Fuego amigo

La cárcel de algodón

Todo lo que hoy consideramos una tradición tuvo un comienzo más o menos lejano en el tiempo: el toreo, la lapidación, el burka... Es una obviedad, pero todavía es necesario recordarlo de vez en cuando, porque se tiende a sacralizar la tradición, convirtiéndola en un ente intocable, para justificar comportamientos humanos disparatados, injustos o bárbaros.

Cuanto más irracionales son, más tenemos que viajar en el tiempo para encontrar sus raíces, en la infancia de la civilización, pues las tradiciones son la manifestación más pura de cada estrato cultural de la humanidad. Si la tauromaquia no hundiese sus raíces en la Edad de Bronce, sería llevado inmediatamente ante el juez quien tuviese la ocurrencia de inventar hoy una fiesta, como un gran botellón de sangre, en la que se marea, tortura, alancea, banderillea y sablea a un toro al grito colectivo de olé.

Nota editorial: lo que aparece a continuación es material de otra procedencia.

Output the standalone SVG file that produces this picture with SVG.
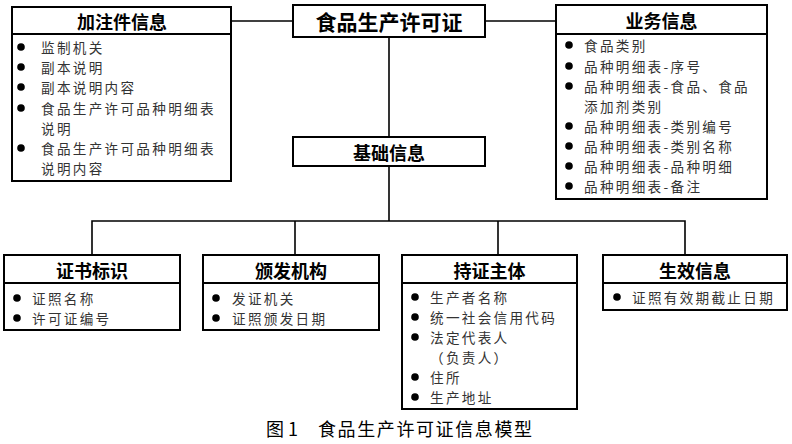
<svg xmlns="http://www.w3.org/2000/svg" width="792" height="444" viewBox="0 0 792 444">
<style>
.box{fill:#fff;stroke:#000;stroke-width:2}
.div{stroke:#000;stroke-width:2}
.ln{stroke:#000;stroke-width:1.6;fill:none}
.t{font-family:"Noto Sans CJK SC","Noto Sans",sans-serif;font-weight:bold;fill:#000;text-anchor:middle;dominant-baseline:central}
.it{font-family:"Noto Sans CJK SC","Noto Sans",sans-serif;font-size:13.6px;letter-spacing:2.3px;fill:#333;dominant-baseline:central}
.b{fill:#000}
.cap{font-family:"Noto Sans CJK SC","Noto Sans",sans-serif;font-size:18px;fill:#000;dominant-baseline:central}
</style>
<rect width="792" height="444" fill="#fff"/>
<g id="connectors">
<line class="ln" x1="231" y1="21" x2="293" y2="21"/>
<line class="ln" x1="485" y1="21" x2="556" y2="21"/>
<line class="ln" x1="389" y1="37" x2="389" y2="137"/>
<line class="ln" x1="389" y1="166" x2="389" y2="221"/>
<polyline class="ln" points="92,255 92,221 685,221 685,255"/>
<line class="ln" x1="295" y1="221" x2="295" y2="255"/>
<line class="ln" x1="498" y1="221" x2="498" y2="255"/>
</g>
<g id="jiazhujian">
<rect class="box" x="12" y="7" width="219" height="174"/>
<line class="div" x1="12" y1="34" x2="231" y2="34"/>
<text class="t" x="122" y="21" font-size="18">加注件信息</text>
<circle class="b" cx="21" cy="47" r="3.8"/><text class="it" x="41" y="47">监制机关</text>
<circle class="b" cx="21" cy="67" r="3.8"/><text class="it" x="41" y="67">副本说明</text>
<circle class="b" cx="21" cy="87" r="3.8"/><text class="it" x="41" y="87">副本说明内容</text>
<circle class="b" cx="21" cy="108" r="3.8"/><text class="it" x="41" y="108">食品生产许可品种明细表</text>
<text class="it" x="41" y="128">说明</text>
<circle class="b" cx="21" cy="148" r="3.8"/><text class="it" x="41" y="148">食品生产许可品种明细表</text>
<text class="it" x="41" y="168">说明内容</text>
</g>
<g id="root">
<rect class="box" x="293" y="5" width="192" height="32"/>
<text class="t" x="389" y="21" font-size="21">食品生产许可证</text>
</g>
<g id="yewu">
<rect class="box" x="556" y="5" width="211" height="194"/>
<line class="div" x1="556" y1="34" x2="767" y2="34"/>
<text class="t" x="661.5" y="20" font-size="18">业务信息</text>
<circle class="b" cx="569" cy="45" r="3.8"/><text class="it" x="584" y="45">食品类别</text>
<circle class="b" cx="569" cy="66" r="3.8"/><text class="it" x="584" y="66">品种明细表-序号</text>
<circle class="b" cx="569" cy="86" r="3.8"/><text class="it" x="584" y="86">品种明细表-食品、食品</text>
<text class="it" x="584" y="106">添加剂类别</text>
<circle class="b" cx="569" cy="126" r="3.8"/><text class="it" x="584" y="126">品种明细表-类别编号</text>
<circle class="b" cx="569" cy="146" r="3.8"/><text class="it" x="584" y="146">品种明细表-类别名称</text>
<circle class="b" cx="569" cy="166" r="3.8"/><text class="it" x="584" y="166">品种明细表-品种明细</text>
<circle class="b" cx="569" cy="186" r="3.8"/><text class="it" x="584" y="186">品种明细表-备注</text>
</g>
<g id="jichu">
<rect class="box" x="293" y="137" width="192" height="29"/>
<text class="t" x="389" y="152" font-size="18">基础信息</text>
</g>
<g id="zhengshu">
<rect class="box" x="4" y="255" width="176" height="75"/>
<line class="div" x1="4" y1="283" x2="180" y2="283"/>
<text class="t" x="92" y="270" font-size="18">证书标识</text>
<circle class="b" cx="17" cy="298" r="3.8"/><text class="it" x="32" y="298">证照名称</text>
<circle class="b" cx="17" cy="318" r="3.8"/><text class="it" x="32" y="318">许可证编号</text>
</g>
<g id="banfa">
<rect class="box" x="203" y="255" width="176" height="75"/>
<line class="div" x1="203" y1="283" x2="379" y2="283"/>
<text class="t" x="291" y="270" font-size="18">颁发机构</text>
<circle class="b" cx="216" cy="298" r="3.8"/><text class="it" x="232" y="298">发证机关</text>
<circle class="b" cx="216" cy="318" r="3.8"/><text class="it" x="232" y="318">证照颁发日期</text>
</g>
<g id="chizheng">
<rect class="box" x="402" y="255" width="175" height="154"/>
<line class="div" x1="402" y1="283" x2="577" y2="283"/>
<text class="t" x="489.5" y="270" font-size="18">持证主体</text>
<circle class="b" cx="415" cy="297" r="3.8"/><text class="it" x="430" y="297">生产者名称</text>
<circle class="b" cx="415" cy="317" r="3.8"/><text class="it" x="430" y="317">统一社会信用代码</text>
<circle class="b" cx="415" cy="337" r="3.8"/><text class="it" x="430" y="337">法定代表人</text>
<text class="it" x="430" y="357">（负责人）</text>
<circle class="b" cx="415" cy="377" r="3.8"/><text class="it" x="430" y="377">住所</text>
<circle class="b" cx="415" cy="397" r="3.8"/><text class="it" x="430" y="397">生产地址</text>
</g>
<g id="shengxiao">
<rect class="box" x="603" y="255" width="184" height="55"/>
<line class="div" x1="603" y1="283" x2="787" y2="283"/>
<text class="t" x="695" y="270" font-size="18">生效信息</text>
<circle class="b" cx="617" cy="297" r="3.8"/><text class="it" x="632" y="297">证照有效期截止日期</text>
</g>
<text class="cap" x="266" y="428">图 1</text>
<text class="cap" x="318" y="428" textLength="214">食品生产许可证信息模型</text>
</svg>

Si una sociedad avanzada intentase incluir en su Código Penal la condena a muerte por lapidación sería tachada de salvaje y apartada de la comunidad internacional. Y sin embargo perdura entre gente culta, forrada de petróleo y otras baratijas, amparada por la tradición. Todavía hoy la mujer se ve obligada a reivindicar la igualdad de derechos ante el hombre para escapar a una tradición de milenios que la relegó a un papel subordinado y de esclavitud.

Por ello las sociedades civilizadas tienen, tenemos, que recurrir a extrañas razones de seguridad para prohibir el uso público del burka porque, con la santa tradición en la mano, ni las propias presidiarias recluidas en sus celdas de algodón consentirían ser liberadas de tanta tortura.

La tradición es su mejor carcelero, la bestia que durante siglos les inoculó el miedo a la libertad.